▶ [Data excerpt]:
--------------------

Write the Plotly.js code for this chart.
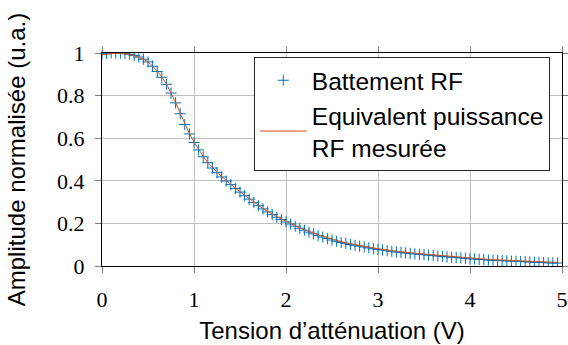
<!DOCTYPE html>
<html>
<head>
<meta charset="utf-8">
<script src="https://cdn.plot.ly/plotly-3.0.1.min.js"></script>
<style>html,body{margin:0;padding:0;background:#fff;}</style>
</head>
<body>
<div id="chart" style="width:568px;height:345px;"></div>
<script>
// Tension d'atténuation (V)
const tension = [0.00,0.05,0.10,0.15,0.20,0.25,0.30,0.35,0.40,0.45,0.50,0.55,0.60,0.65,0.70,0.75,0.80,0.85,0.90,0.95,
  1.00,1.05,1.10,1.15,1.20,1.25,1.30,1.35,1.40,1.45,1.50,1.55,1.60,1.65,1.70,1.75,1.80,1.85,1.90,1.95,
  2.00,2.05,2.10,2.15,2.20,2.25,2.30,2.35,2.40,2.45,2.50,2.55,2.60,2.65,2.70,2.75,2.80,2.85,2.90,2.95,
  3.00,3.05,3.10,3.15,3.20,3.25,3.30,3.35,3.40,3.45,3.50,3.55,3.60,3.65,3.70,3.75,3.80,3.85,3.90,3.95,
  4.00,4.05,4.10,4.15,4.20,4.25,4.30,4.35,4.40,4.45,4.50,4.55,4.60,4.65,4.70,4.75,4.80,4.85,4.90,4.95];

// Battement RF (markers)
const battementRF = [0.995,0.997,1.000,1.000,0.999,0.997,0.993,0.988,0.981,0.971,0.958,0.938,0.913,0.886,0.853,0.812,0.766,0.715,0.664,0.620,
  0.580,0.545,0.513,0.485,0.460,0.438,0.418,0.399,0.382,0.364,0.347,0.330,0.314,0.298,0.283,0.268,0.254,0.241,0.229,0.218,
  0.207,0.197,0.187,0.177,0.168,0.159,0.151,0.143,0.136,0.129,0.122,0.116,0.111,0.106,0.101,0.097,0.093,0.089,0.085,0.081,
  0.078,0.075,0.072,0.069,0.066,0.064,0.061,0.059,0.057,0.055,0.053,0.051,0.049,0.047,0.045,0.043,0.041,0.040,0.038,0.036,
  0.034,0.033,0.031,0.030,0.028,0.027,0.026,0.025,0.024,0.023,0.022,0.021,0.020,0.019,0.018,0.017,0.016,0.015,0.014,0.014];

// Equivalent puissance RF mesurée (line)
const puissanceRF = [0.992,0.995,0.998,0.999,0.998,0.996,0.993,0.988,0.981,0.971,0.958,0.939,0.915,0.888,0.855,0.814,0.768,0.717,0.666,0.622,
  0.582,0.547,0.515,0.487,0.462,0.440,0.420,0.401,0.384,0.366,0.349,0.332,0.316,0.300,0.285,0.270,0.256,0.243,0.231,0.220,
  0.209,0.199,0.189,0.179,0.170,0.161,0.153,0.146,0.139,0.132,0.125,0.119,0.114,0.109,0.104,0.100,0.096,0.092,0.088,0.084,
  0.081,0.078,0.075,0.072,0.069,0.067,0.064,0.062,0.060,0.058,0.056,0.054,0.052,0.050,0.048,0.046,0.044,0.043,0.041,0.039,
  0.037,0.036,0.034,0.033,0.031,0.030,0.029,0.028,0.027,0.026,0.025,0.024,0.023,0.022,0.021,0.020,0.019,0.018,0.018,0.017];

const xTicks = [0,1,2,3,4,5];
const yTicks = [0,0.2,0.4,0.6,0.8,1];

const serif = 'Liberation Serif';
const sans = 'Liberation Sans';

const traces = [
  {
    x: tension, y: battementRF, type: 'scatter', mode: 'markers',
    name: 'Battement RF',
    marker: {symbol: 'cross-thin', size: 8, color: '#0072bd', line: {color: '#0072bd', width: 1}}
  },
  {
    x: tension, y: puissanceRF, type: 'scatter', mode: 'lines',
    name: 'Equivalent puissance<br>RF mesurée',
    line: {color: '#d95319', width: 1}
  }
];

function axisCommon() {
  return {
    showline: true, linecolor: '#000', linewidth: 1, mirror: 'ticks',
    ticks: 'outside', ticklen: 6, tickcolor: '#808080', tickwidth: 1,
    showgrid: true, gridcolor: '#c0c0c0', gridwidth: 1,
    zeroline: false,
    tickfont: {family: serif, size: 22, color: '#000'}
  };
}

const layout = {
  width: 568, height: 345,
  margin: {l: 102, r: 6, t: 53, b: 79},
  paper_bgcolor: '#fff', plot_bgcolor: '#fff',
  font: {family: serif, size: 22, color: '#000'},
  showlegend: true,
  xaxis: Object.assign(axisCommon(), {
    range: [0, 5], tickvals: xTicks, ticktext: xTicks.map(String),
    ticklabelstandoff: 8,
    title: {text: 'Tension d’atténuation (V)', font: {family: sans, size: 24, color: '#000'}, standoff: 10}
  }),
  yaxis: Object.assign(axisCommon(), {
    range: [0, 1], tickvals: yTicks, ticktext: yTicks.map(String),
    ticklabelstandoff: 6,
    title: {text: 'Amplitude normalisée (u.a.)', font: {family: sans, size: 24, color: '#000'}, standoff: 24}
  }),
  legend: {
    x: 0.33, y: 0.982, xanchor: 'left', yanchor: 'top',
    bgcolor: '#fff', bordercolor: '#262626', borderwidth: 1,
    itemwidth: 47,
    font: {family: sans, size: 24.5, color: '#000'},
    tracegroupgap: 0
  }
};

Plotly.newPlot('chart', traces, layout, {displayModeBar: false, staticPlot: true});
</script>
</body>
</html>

--------------------

Gather all the lines that include the word "chart" and copy them out.

▶ [Task solution]:
Write the Plotly.js code for this chart.
<div id="chart" style="width:568px;height:345px;"></div>
Plotly.newPlot('chart', traces, layout, {displayModeBar: false, staticPlot: true});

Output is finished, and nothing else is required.